Written request ::
Copy all the data exactly, except the pictures.
++++ Source data
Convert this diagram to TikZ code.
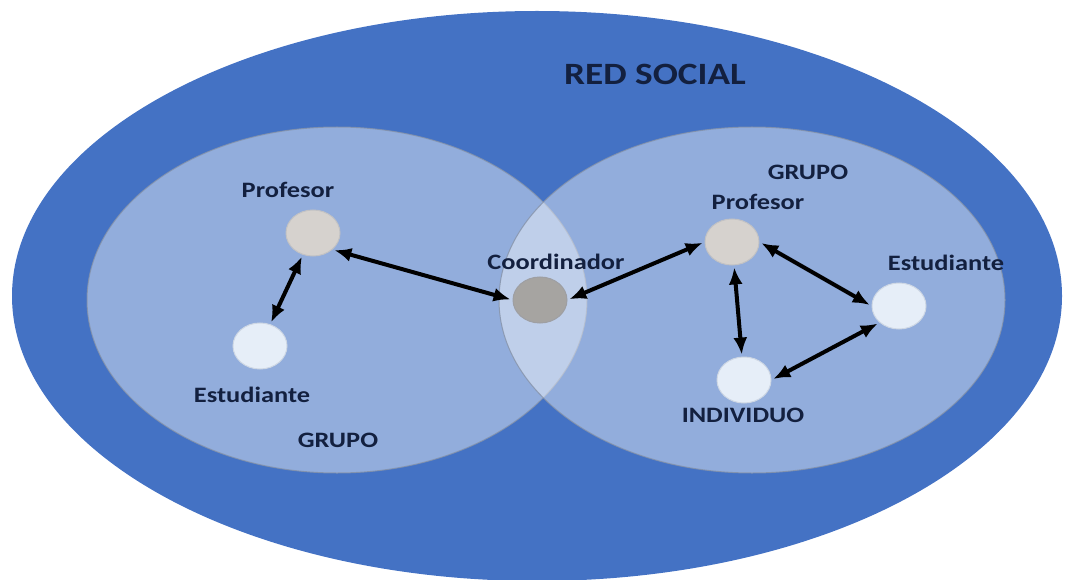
\documentclass[tikz,border=0pt]{standalone}
\usepackage{fontspec}
\newfontfamily\lblFont{Carlito}[FakeStretch=1.2]
\usetikzlibrary{shapes.geometric, arrows.meta, positioning}
\definecolor{netBlue}{HTML}{4472C4}
\definecolor{txtNavy}{HTML}{13203F}
\definecolor{profGrey}{HTML}{D6D2CE}
\definecolor{coordGrey}{HTML}{A6A4A1}
\definecolor{studWhite}{HTML}{E6EEF8}
\definecolor{rimGrey}{HTML}{8592A8}
\tikzset{
	personNode/.style={
		ellipse,
		minimum width=54pt,
		minimum height=46pt,
		inner sep=0pt,
		draw=#1!75!rimGrey,
		line width=1pt,
		fill=#1
	},
	profNode/.style={personNode=profGrey},
	coordNode/.style={personNode=coordGrey},
	studNode/.style={personNode=studWhite},
	groupFill/.style={
		fill=white,
		fill opacity=0.42,
		draw=rimGrey,
		draw opacity=0.8,
		line width=1pt
	},
	lblText/.style={
		anchor=base,
		text=txtNavy,
		font=\lblFont\bfseries\fontsize{22}{26}\selectfont
	},
	titleText/.style={
		anchor=base,
		text=txtNavy,
		font=\lblFont\bfseries\fontsize{31}{36}\selectfont
	},
}

\begin{document}
\begin{tikzpicture}[x=1pt, y=-1pt
    ,   linkEdge/.style={{Latex[length=17pt, width=14pt]}-{Latex[length=17pt, width=14pt]}, line width=4pt, black, shorten <=2pt, shorten >=2pt}]
\useasboundingbox (0,0) rectangle (1065,580);

% red social y grupos
\fill[netBlue] (537,296) ellipse [x radius=525pt, y radius=285pt];
\path[groupFill] (337,300) ellipse [x radius=250pt, y radius=173pt];
\path[groupFill] (752,300) ellipse [x radius=253pt, y radius=173pt];

\node[titleText] (tRed) at (655,85) {RED SOCIAL};
\node[lblText] (tGrpA) at (338,447) {GRUPO};
\node[lblText] (tGrpB) at (808,180) {GRUPO};

% personas
\node[profNode] (profA) at (313,233) {};
\node[studNode] (studA) at (260,346) {};
\node[coordNode] (coord) at (540,300) {};
\node[profNode] (profB) at (732,242) {};
\node[studNode] (studB) at (899,306) {};
\node[studNode] (indiv) at (744,380) {};

\node[lblText] (tProfA) at (288,198) {Profesor};
\node[lblText] (tStudA) at (252,402) {Estudiante};
\node[lblText] (tCoord) at (556,269) {Coordinador};
\node[lblText] (tProfB) at (758,209) {Profesor};
\node[lblText] (tStudB) at (946,270) {Estudiante};
\node[lblText] (tIndiv) at (743,422) {INDIVIDUO};

% relaciones
\draw[linkEdge] (profA) -- (studA);
\draw[linkEdge] (profA.south east) -- (coord.west);
\draw[linkEdge] (coord.east) -- (profB.west);
\draw[linkEdge] (profB) -- (indiv);
\draw[linkEdge] (profB.east) -- (studB.west);
\draw[linkEdge] (indiv.east) -- (studB.south west);

\end{tikzpicture}
\end{document}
++++++++
Reply to the task ::
Convert this diagram to TikZ code.
\documentclass[tikz,border=0pt]{standalone}
\usepackage{fontspec}
\newfontfamily\lblFont{Carlito}[FakeStretch=1.2]
\usetikzlibrary{shapes.geometric, arrows.meta, positioning}
\definecolor{netBlue}{HTML}{4472C4}
\definecolor{txtNavy}{HTML}{13203F}
\definecolor{profGrey}{HTML}{D6D2CE}
\definecolor{coordGrey}{HTML}{A6A4A1}
\definecolor{studWhite}{HTML}{E6EEF8}
\definecolor{rimGrey}{HTML}{8592A8}
\tikzset{
	personNode/.style={
		ellipse,
		minimum width=54pt,
		minimum height=46pt,
		inner sep=0pt,
		draw=#1!75!rimGrey,
		line width=1pt,
		fill=#1
	},
	profNode/.style={personNode=profGrey},
	coordNode/.style={personNode=coordGrey},
	studNode/.style={personNode=studWhite},
	groupFill/.style={
		fill=white,
		fill opacity=0.42,
		draw=rimGrey,
		draw opacity=0.8,
		line width=1pt
	},
	lblText/.style={
		anchor=base,
		text=txtNavy,
		font=\lblFont\bfseries\fontsize{22}{26}\selectfont
	},
	titleText/.style={
		anchor=base,
		text=txtNavy,
		font=\lblFont\bfseries\fontsize{31}{36}\selectfont
	},
}

\begin{document}
\begin{tikzpicture}[x=1pt, y=-1pt
    ,   linkEdge/.style={{Latex[length=17pt, width=14pt]}-{Latex[length=17pt, width=14pt]}, line width=4pt, black, shorten <=2pt, shorten >=2pt}]
\useasboundingbox (0,0) rectangle (1065,580);

% red social y grupos
\fill[netBlue] (537,296) ellipse [x radius=525pt, y radius=285pt];
\path[groupFill] (337,300) ellipse [x radius=250pt, y radius=173pt];
\path[groupFill] (752,300) ellipse [x radius=253pt, y radius=173pt];

\node[titleText] (tRed) at (655,85) {RED SOCIAL};
\node[lblText] (tGrpA) at (338,447) {GRUPO};
\node[lblText] (tGrpB) at (808,180) {GRUPO};

% personas
\node[profNode] (profA) at (313,233) {};
\node[studNode] (studA) at (260,346) {};
\node[coordNode] (coord) at (540,300) {};
\node[profNode] (profB) at (732,242) {};
\node[studNode] (studB) at (899,306) {};
\node[studNode] (indiv) at (744,380) {};

\node[lblText] (tProfA) at (288,198) {Profesor};
\node[lblText] (tStudA) at (252,402) {Estudiante};
\node[lblText] (tCoord) at (556,269) {Coordinador};
\node[lblText] (tProfB) at (758,209) {Profesor};
\node[lblText] (tStudB) at (946,270) {Estudiante};
\node[lblText] (tIndiv) at (743,422) {INDIVIDUO};

% relaciones
\draw[linkEdge] (profA) -- (studA);
\draw[linkEdge] (profA.south east) -- (coord.west);
\draw[linkEdge] (coord.east) -- (profB.west);
\draw[linkEdge] (profB) -- (indiv);
\draw[linkEdge] (profB.east) -- (studB.west);
\draw[linkEdge] (indiv.east) -- (studB.south west);

\end{tikzpicture}
\end{document}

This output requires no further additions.